Getting Existential IS the creative path to life. Hilary Bradbury on developmentalist conversation

We’d convened for months. And then came our final Constructivist Adult Development coLAB session AKA From Chopsticks to Tchaikovsky: Developing repertoire for personal and systems resilience at a time of planetary crisis. What had we learned, what were the gifts, what’s next?

For me it continued the inquiry into how to live in the midst of climate change onslaught. I see this more as an existential inquiry of how to live in the face of death. It requires maturity within and between us to tackle such a question. This may explain why such conversations need special conditions.  But let me back up a little.

Our check in question for the final session asked each participant how have you practiced with developmentalist ideas from this coLAB? We looked especially for updates on how developmental theory helps us in a group context at this time of eco-system crisis. The closing ritual included a set of prompts used for all participants in all coLABs and intended to allow us notice anew what’s important for us individually.

 “Because of my journey through this coLAB I… I’ve encountered/ chosen/ gained…
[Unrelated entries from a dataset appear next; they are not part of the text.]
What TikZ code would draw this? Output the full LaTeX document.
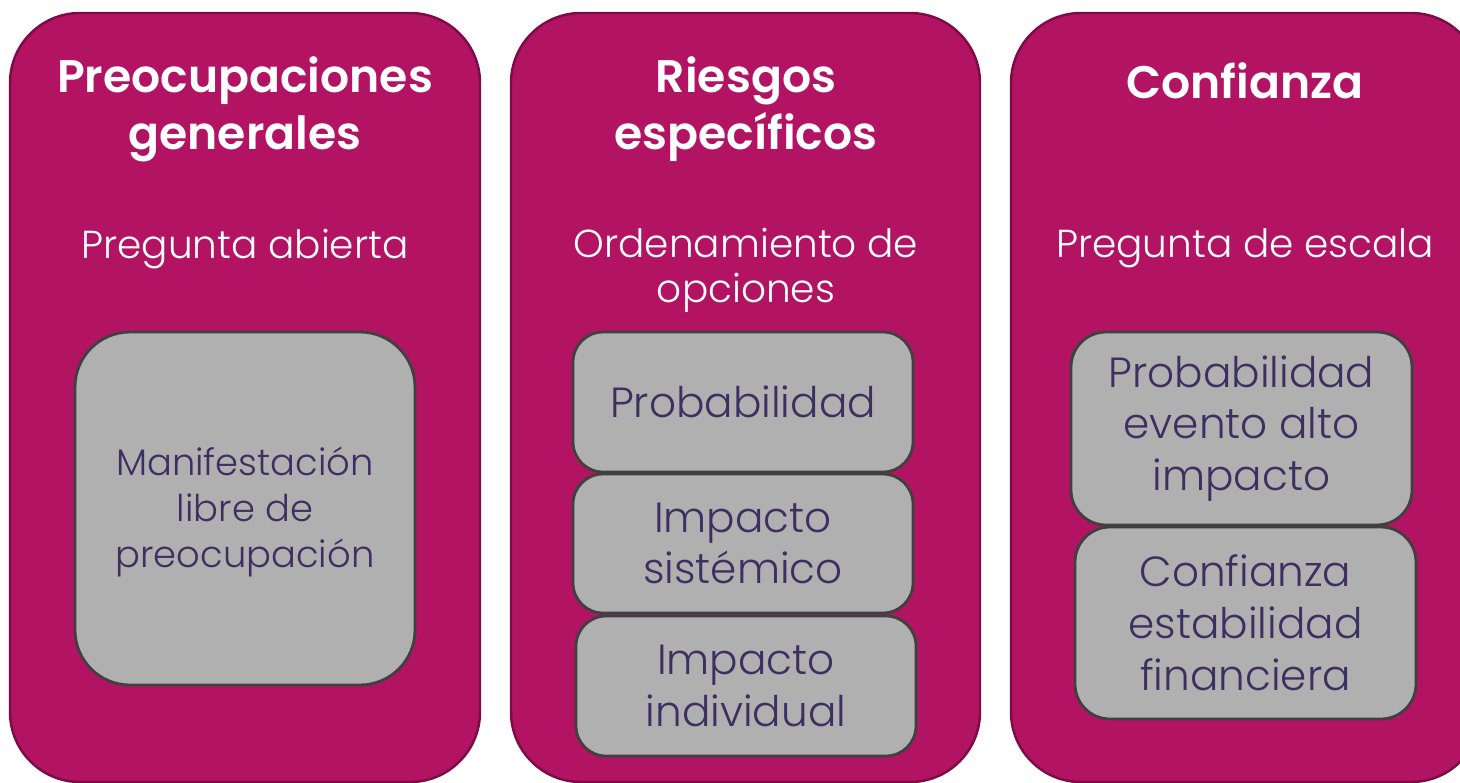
\documentclass[tikz,border=0pt]{standalone}
\usepackage{fontspec}
\setmainfont{Poppins}[UprightFont=* Light, BoldFont=* SemiBold]
\definecolor{magfill}{HTML}{B21463}
\definecolor{magline}{HTML}{7D0B45}
\definecolor{boxgray}{HTML}{B0B0B0}
\definecolor{boxline}{HTML}{404040}
\definecolor{txtpurple}{HTML}{3B3060}
\begin{document}
\begin{tikzpicture}[x=0.02cm,y=-0.02cm,
  panel/.style={fill=magfill,draw=magline,line width=1.4pt,rounded corners=1.4cm},
  ttl/.style={text=white,font=\fontsize{26}{32.5}\selectfont\bfseries,align=center,inner sep=0pt},
  sub/.style={text=white,font=\fontsize{22.2}{25.5}\selectfont,align=center,inner sep=0pt},
  item/.style={fill=boxgray,draw=boxline,line width=1.6pt,text=txtpurple,align=center,inner sep=0pt,font=\fontsize{24}{29.5}\selectfont}]
\useasboundingbox (0,0) rectangle (1460,782);
% panels
\draw[panel] (10,13) rectangle (480,782);
\draw[panel] (511,13) rectangle (980,782);
\draw[panel] (1011,13) rectangle (1481,782);
% titles
\node[ttl] (t1) at (245,109) {Preocupaciones\\generales};
\node[ttl] (t2) at (746,109) {Riesgos\\específicos};
\node[ttl] (t3) at (1245,81) {Confianza};
\node[sub] (s1) at (245,249) {Pregunta abierta};
\node[sub] (s2) at (746,270) {Ordenamiento de\\opciones};
\node[sub] (s3) at (1245,248) {Pregunta de escala};
% column 1
\node[item,rounded corners=1.1cm,minimum width=340*0.02cm,minimum height=353*0.02cm] (m1) at (245,508.5) {};
\node[text=txtpurple,align=center,inner sep=0pt,font=\fontsize{21}{26}\selectfont] (m1t) at (245,512) {Manifestación\\libre de\\preocupación};
% column 2
\node[item,rounded corners=0.6cm,minimum width=340*0.02cm,minimum height=140*0.02cm] (p2) at (743,402) {Probabilidad};
\node[item,rounded corners=0.6cm,minimum width=340*0.02cm,minimum height=139*0.02cm] (i2) at (743,543.5) {Impacto\\sistémico};
\node[item,rounded corners=0.6cm,minimum width=340*0.02cm,minimum height=140*0.02cm] (d2) at (746,686) {Impacto\\individual};
% column 3
\node[item,rounded corners=0.7cm,minimum width=341*0.02cm,minimum height=193*0.02cm] (p3) at (1241.5,428.5) {Probabilidad\\evento alto\\impacto};
\node[item,rounded corners=0.7cm,minimum width=341*0.02cm,minimum height=192*0.02cm] (c3) at (1245.5,623) {Confianza\\estabilidad\\financiera};
\end{tikzpicture}
\end{document}
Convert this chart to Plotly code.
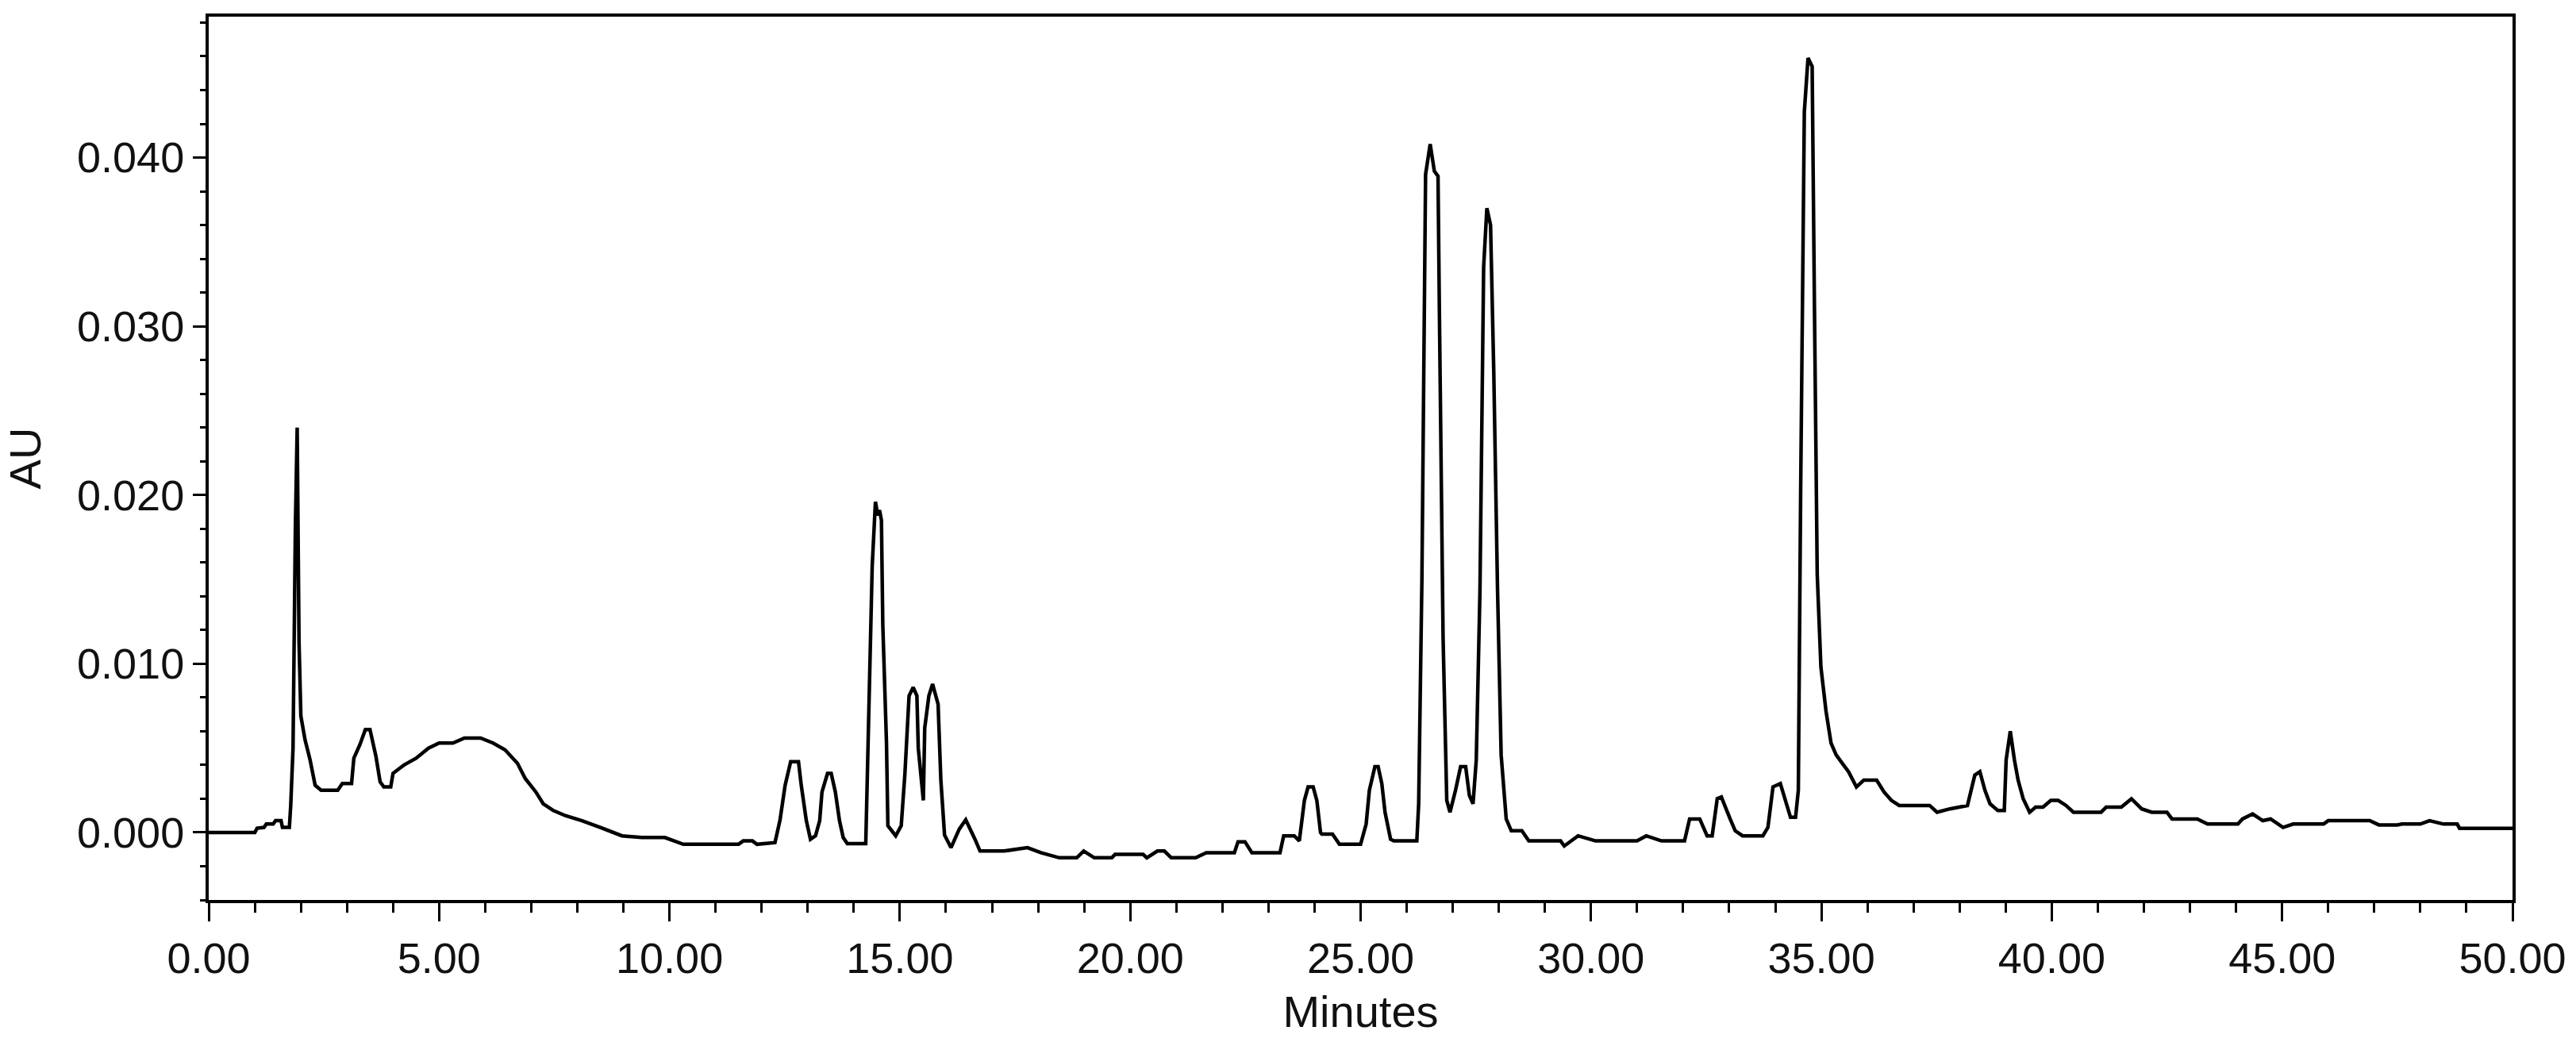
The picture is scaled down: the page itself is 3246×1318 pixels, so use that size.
import plotly.graph_objects as go

# retention time (min) and absorbance (AU)
minutes = [
    0.0, 0.5, 1.0, 1.05, 1.2, 1.25, 1.4, 1.45, 1.57, 1.6, 1.75, 1.78, 1.83, 1.88, 1.92,
    1.96, 2.0, 2.09, 2.2, 2.31, 2.44, 2.8, 2.9, 3.1, 3.15, 3.28, 3.4, 3.5, 3.63, 3.72,
    3.8, 3.95, 4.0, 4.24, 4.5, 4.77, 5.0, 5.3, 5.55, 5.9, 6.17, 6.43, 6.7, 6.87, 7.1,
    7.26, 7.48, 7.74, 8.1, 8.5, 8.97, 9.4, 9.9, 10.3, 11.5, 11.6, 11.8, 11.9, 12.29,
    12.4, 12.51, 12.63, 12.8, 12.86, 12.97, 13.06, 13.17, 13.26, 13.31, 13.43, 13.51,
    13.6, 13.69, 13.77, 13.86, 14.26, 14.31, 14.4, 14.47, 14.52, 14.56, 14.6, 14.63,
    14.71, 14.74, 14.91, 15.03, 15.11, 15.2, 15.29, 15.37, 15.4, 15.51, 15.54, 15.63,
    15.71, 15.83, 15.89, 15.97, 16.11, 16.29, 16.43, 16.63, 16.74, 17.26, 17.77, 18.06,
    18.46, 18.84, 18.99, 19.22, 19.6, 19.67, 20.28, 20.36, 20.59, 20.74, 20.89, 21.42,
    21.65, 22.26, 22.34, 22.49, 22.64, 23.25, 23.33, 23.56, 23.67, 23.78, 23.86, 23.97,
    24.05, 24.13, 24.16, 24.39, 24.54, 25.0, 25.12, 25.19, 25.31, 25.38, 25.46, 25.53,
    25.65, 25.72, 26.22, 26.26, 26.33, 26.41, 26.51, 26.6, 26.68, 26.71, 26.79, 26.87,
    26.94, 27.06, 27.17, 27.28, 27.36, 27.44, 27.51, 27.59, 27.67, 27.74, 27.82, 27.89,
    27.97, 28.05, 28.16, 28.27, 28.5, 28.65, 29.34, 29.42, 29.72, 30.1, 31.0, 31.2,
    31.53, 32.03, 32.14, 32.36, 32.52, 32.63, 32.74, 32.83, 33.02, 33.13, 33.29, 33.73,
    33.84, 33.95, 34.11, 34.22, 34.33, 34.44, 34.5, 34.55, 34.63, 34.71, 34.8, 34.85,
    34.91, 34.99, 35.1, 35.21, 35.32, 35.48, 35.59, 35.76, 35.92, 36.2, 36.36, 36.52,
    36.69, 37.35, 37.51, 37.79, 38.17, 38.33, 38.44, 38.55, 38.66, 38.83, 38.97, 39.01,
    39.1, 39.19, 39.27, 39.38, 39.52, 39.65, 39.81, 39.98, 40.14, 40.31, 40.47, 41.07,
    41.18, 41.51, 41.73, 41.95, 42.17, 42.5, 42.61, 43.16, 43.38, 44.04, 44.14, 44.36,
    44.58, 44.75, 45.02, 45.24, 45.9, 46.0, 46.9, 47.1, 47.5, 47.6, 48.0, 48.2, 48.5,
    48.8, 48.85, 50.0,
]
au = [
    0.0, 0.0, 0.0, 0.00025, 0.0003, 0.0005, 0.0005, 0.0007, 0.0007, 0.0003, 0.0003,
    0.0016, 0.005, 0.018, 0.024,
    0.0113, 0.0069, 0.0055, 0.0043, 0.0028, 0.0025, 0.0025, 0.0029, 0.0029, 0.0044,
    0.0052, 0.0061, 0.0061, 0.0045, 0.003,
    0.0027, 0.0027, 0.0035, 0.004, 0.0044, 0.005, 0.0053, 0.0053, 0.0056, 0.0056,
    0.0053, 0.0049, 0.0041, 0.0032, 0.0024,
    0.0017, 0.0013, 0.001, 0.0007, 0.0003, -0.0002, -0.0003, -0.0003, -0.0007, -0.0007,
    -0.0005, -0.0005, -0.0007, -0.0006,
    0.00075, 0.0028, 0.0042, 0.0042, 0.0028, 0.0007, -0.0004, -0.0002, 0.0007, 0.0024,
    0.0035, 0.0035,
    0.0024, 0.0007, -0.0003, -0.00066, -0.00066, 0.0052, 0.0158, 0.0196, 0.0188, 0.0191,
    0.0185, 0.0123,
    0.0053, 0.0004, -0.0002, 0.0004, 0.0035, 0.0081, 0.0086, 0.0081, 0.005, 0.0019,
    0.0062, 0.0081,
    0.0088, 0.0076, 0.0031, -0.00015, -0.0009, 0.0002, 0.00075, -0.0004, -0.0011,
    -0.0011, -0.0009, -0.0012,
    -0.0015, -0.0015, -0.0011, -0.0015, -0.0015, -0.0013, -0.0013, -0.0015, -0.0011,
    -0.0011, -0.0015, -0.0015,
    -0.0012, -0.0012, -0.00055, -0.00055, -0.0012, -0.0012, -0.0002, -0.0002, -0.0005,
    0.0019, 0.0027, 0.0027,
    0.0019, 0.0, -0.0001, -0.0001, -0.0007, -0.0007, 0.0005, 0.0025, 0.0039, 0.0039,
    0.0029, 0.0012,
    -0.0004, -0.0005, -0.0005, 0.0017, 0.0149, 0.039, 0.0408, 0.0392, 0.0389, 0.0308,
    0.0115, 0.0019,
    0.0012, 0.0025, 0.0039, 0.0039, 0.0022, 0.0017, 0.0043, 0.0143, 0.0335, 0.037,
    0.036, 0.0273,
    0.0146, 0.0046, 0.0008, 0.0001, 0.0001, -0.0005, -0.0005, -0.0008, -0.0002, -0.0005,
    -0.0005, -0.0002,
    -0.0005, -0.0005, 0.0008, 0.0008, -0.0002, -0.0002, 0.002, 0.0021, 0.0008, 0.0001,
    -0.0002, -0.0002,
    0.0003, 0.0027, 0.0029, 0.0019, 0.0009, 0.0009, 0.0025, 0.0201, 0.0427, 0.0459,
    0.0454, 0.0311,
    0.0153, 0.0098, 0.0072, 0.0053, 0.0046, 0.004, 0.0036, 0.0027, 0.0031, 0.0031,
    0.0024, 0.0019,
    0.0016, 0.0016, 0.0012, 0.0014, 0.0016, 0.0034, 0.0036, 0.0025, 0.0017, 0.0013,
    0.0013, 0.0043,
    0.006, 0.0043, 0.0031, 0.002, 0.0012, 0.0015, 0.0015, 0.0019, 0.0019, 0.0016,
    0.0012, 0.0012,
    0.0015, 0.0015, 0.002, 0.0014, 0.0012, 0.0012, 0.0008, 0.0008, 0.0005, 0.0005,
    0.0008, 0.0011,
    0.0007, 0.0008, 0.0003, 0.0005, 0.0005, 0.0007, 0.0007, 0.00045, 0.00045, 0.0005,
    0.0005, 0.0007, 0.0005,
    0.0005, 0.00025, 0.00025,
]

x_ticks = [0, 5, 10, 15, 20, 25, 30, 35, 40, 45, 50]
y_ticks = [0.0, 0.01, 0.02, 0.03, 0.04]

font = dict(family='Arial, Liberation Sans, sans-serif', size=54, color='#111111')
title_font = dict(family='Arial, Liberation Sans, sans-serif', size=56, color='#111111')

fig = go.Figure(
    go.Scatter(
        x=minutes,
        y=au,
        mode='lines',
        line=dict(color='black', width=4.5, simplify=False),
        hoverinfo='skip',
    )
)

fig.update_layout(
    width=3246,
    height=1318,
    margin=dict(l=263, r=68, t=21, b=184),
    paper_bgcolor='white',
    plot_bgcolor='white',
    showlegend=False,
    font=font,
)

fig.update_xaxes(
    range=[0, 50],
    tickvals=x_ticks,
    tickformat='.2f',
    ticks='outside',
    ticklen=23,
    tickwidth=3,
    tickcolor='black',
    minor=dict(dtick=1, tick0=0, ticks='outside', ticklen=12, tickwidth=3, tickcolor='black'),
    showline=True,
    linewidth=4,
    linecolor='black',
    mirror=True,
    showgrid=False,
    zeroline=False,
    title=dict(text='Minutes', standoff=20, font=title_font),
)

fig.update_yaxes(
    range=[-0.0040, 0.04835],
    tickvals=y_ticks,
    tickformat='.3f',
    ticks='outside',
    ticklen=16,
    tickwidth=3,
    tickcolor='black',
    minor=dict(dtick=0.002, tick0=0, ticks='outside', ticklen=7, tickwidth=3, tickcolor='black'),
    showline=True,
    linewidth=4,
    linecolor='black',
    mirror=True,
    showgrid=False,
    zeroline=False,
    title=dict(text='AU', standoff=30, font=title_font),
)

fig.write_html(
    'out.html',
    config={'displayModeBar': False},
    post_script="document.body.style.margin='0';",
)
Andrea, a participant who action researches within the super-hierarchical settings of Southeast Asia, spoke to a new community potential she felt: “Because of my journey into and through this coLAB I am more aware in the world about my range of choices in how I participate and intervene, and I feel much more like a co-traveler with others. Not with everyone but certainly with people like those here who have an openness to being on their journeying together. And that’s a gift thank you.”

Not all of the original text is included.